Perhaps the two images most of us will carry away from the last twelve months are those of the devastation caused by the tsunami just after last Christmas and by the hurricanes that devastated the southern states of America in the autumn. The natural world became a place of terror and disaster.
The question never quite goes away of why God made a world in which such tragedy is possible. But Christmas reminds us of the one thing we know for sure - and that is God’s way of responding to suffering. He doesn’t wave a magic wand, or descend briefly from the sky to clean things up. He arrives on earth as a human being who will change things simply by the completeness of his love. Jesus is dedicated to the will of the one he calls Father, the divine source of his own divine life. Never for a moment does he put any obstacle in the way of that ultimate, total outpouring of love that is the wellspring of his own life. He gives himself to this transforming purpose in every moment, whatever it costs. And the world changes - even the physical world: death is overcome and the material world reveals God’s glory in its depths. So we are changed. New things become possible for us, new levels of loving response and involvement. As has often been said, the Christian answer to the problem of suffering is not a theory but the story of a life and a death, Jesus’ life and death. And for that answer to be credible now, that story has to be visible in our story. We must give an answer to suffering and tragedy in what we do - because the one thing we know is that this is what God does. Faith is restored and strengthened not by talking but by witness in action. And one of the moving things that this year has brought for me is the awareness of how generously so many have responded to the desperate needs of the tsunami victims and those who suffered in New Orleans.
I have had moving letters describing the sacrificial work of Anglicans in the Province of South-East Asia, and in the diocese of Kurunagula in Sri Lanka, to name only two instances, clearly witnessing to the willingness to respond first and ask theoretical questions afterwards. And only a few days ago, I listened to a woman from Texas speaking of her work day and night over many weeks in Houston with those who had been made homeless by Hurricane Katrina. Here are stories of people who know how to answer the challenges of terrible suffering in God’s way - by obedience and service and love.

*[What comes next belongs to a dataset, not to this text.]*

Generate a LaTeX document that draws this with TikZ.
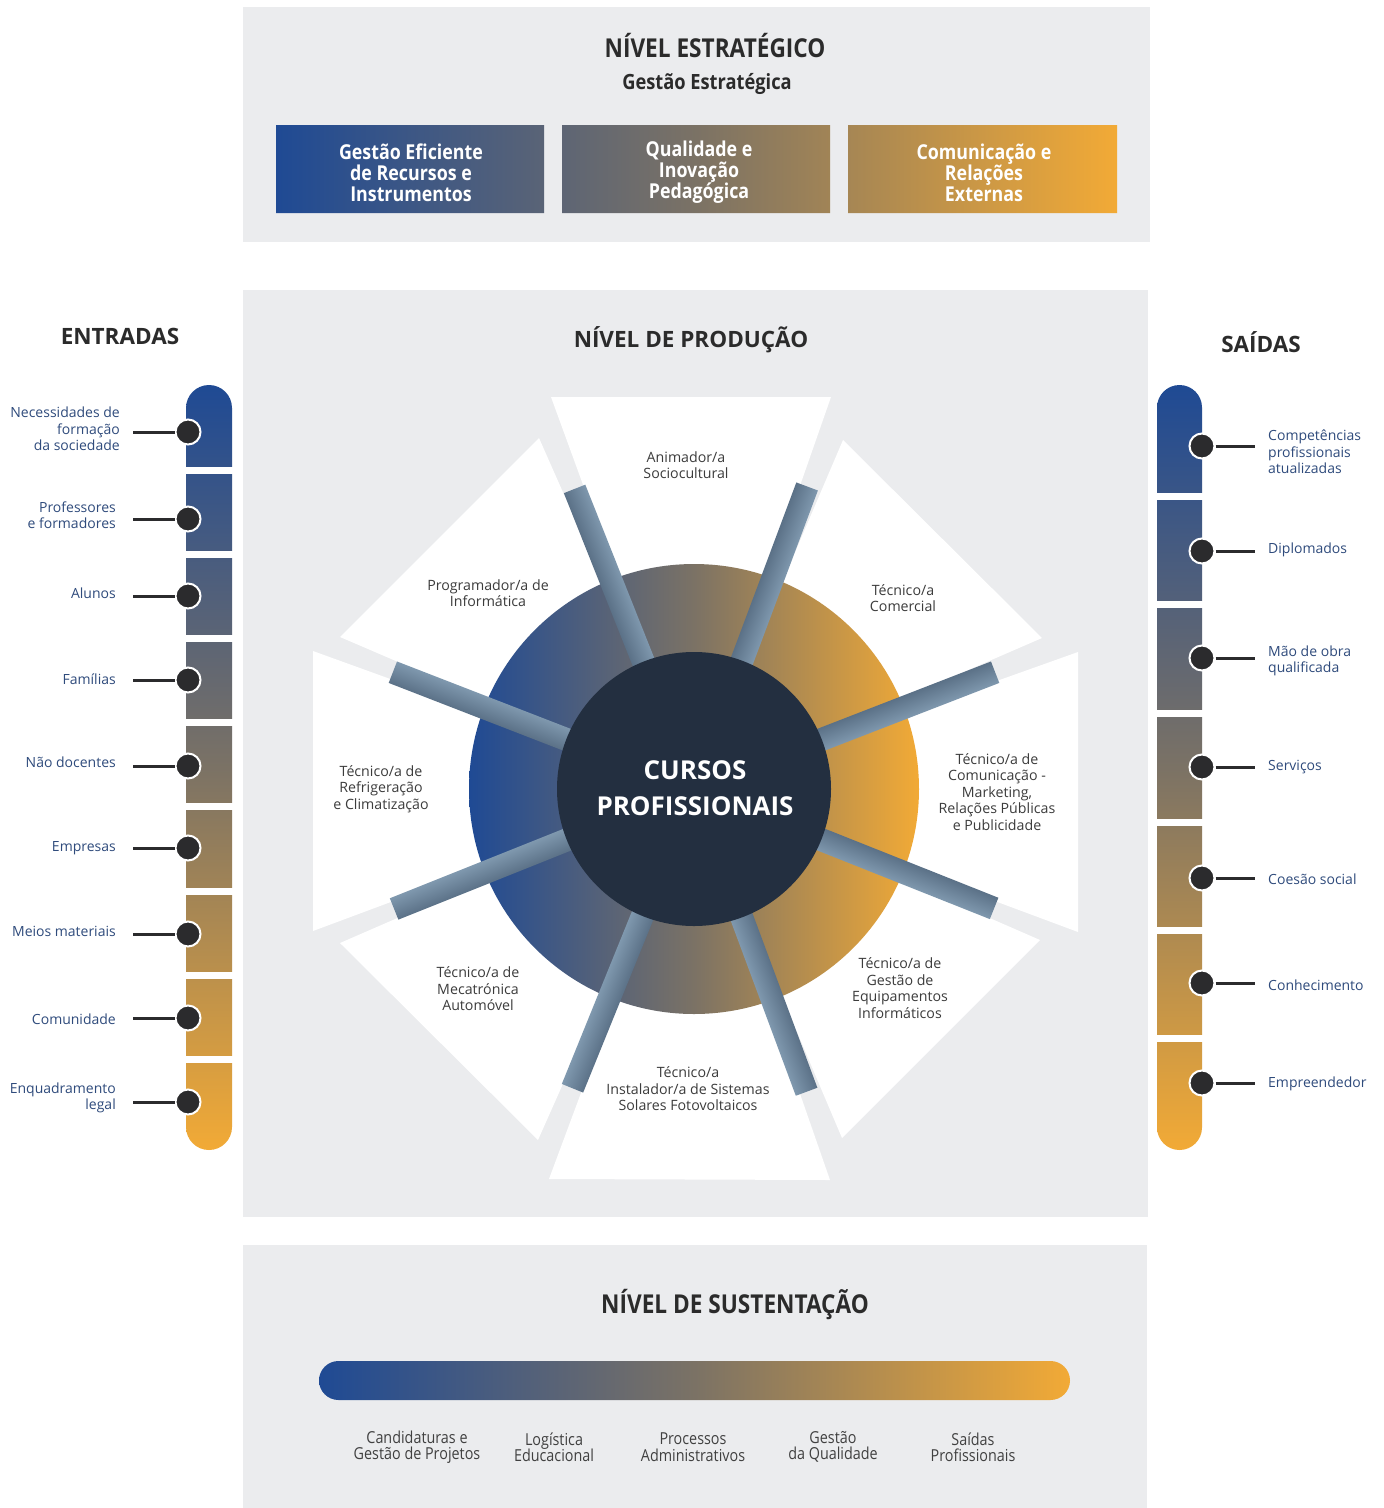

There is something about Christianity that always pulls us back from imagining that everything will be all right if we can find the right things to say - because for God, the right thing to say at Christmas was the crying of a small child, beginning a life of risk and suffering. God shows us how, by his grace and in his Spirit, we can respond to the tormenting riddles of the world. And, as we agonise over the future of our beloved church, with all its debates and bitter struggles at the moment, it does us no harm to remember that God will not solve our Anglican problems by a plan or a formula, but only by the miracle of his love in Jesus. If we want to be part of the solution, we must first be wholly and unconditionally pledged to that love, with all its costs. May God who works in the weakness and smallness of the Christmas child work in our weakness and smallness; may he bless and strengthen you all at this season.